Heather Renée Russ uses living algae to produce natural artifice. Her bioart shoes embody the liberatory potential of bio hacking and drag performance. Russ’s large-scale photograph bridges the natural and the digital using glitchy scans of bio materials collected at Jacob Riis Beach. The auroral coloration pays homage to this queer Xanadu.
Following her interest in the Danish-American photographer Jacob Riis, Lise Kjaer has woven newspaper microfilm from the New York Times from 1870-1914, the time Riis lived and worked as a reporter in the US, into a material pathway to the past. The microfilm mesh renders information simultaneously accessible yet indecipherable. A video zooms in on text and then zooms away again before we can grasp the content.

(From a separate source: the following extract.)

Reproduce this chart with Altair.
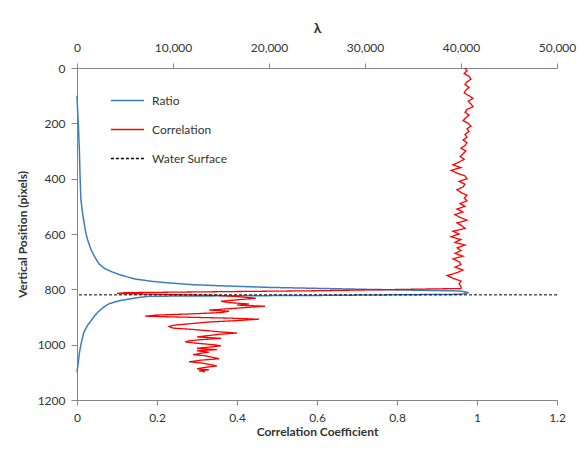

Sean Fader’s arch-conceptual interaction with romance writer Danielle Steel resulted in a series of high camp photographs that explore themes of fame, fortune, and the origins of the sugar daddy. His letter to Steel begins:
My name is Sean Fader. I am a queer artist and a professor at Tulane University. I am writing to you from Stove Works, an artist residency in Chattanooga, Tennessee. I have been asked to produce a piece for a show at Antenna Gallery that will open as part of a multivenue triennial in New Orleans. The exhibition’s theme is sugar, and I decided to investigate the history of the sugar daddy, in particular, the story of Adolph Spreckels and Alma de Bretteville Spreckels. I was immediately consumed by their story, which eventually led me to you.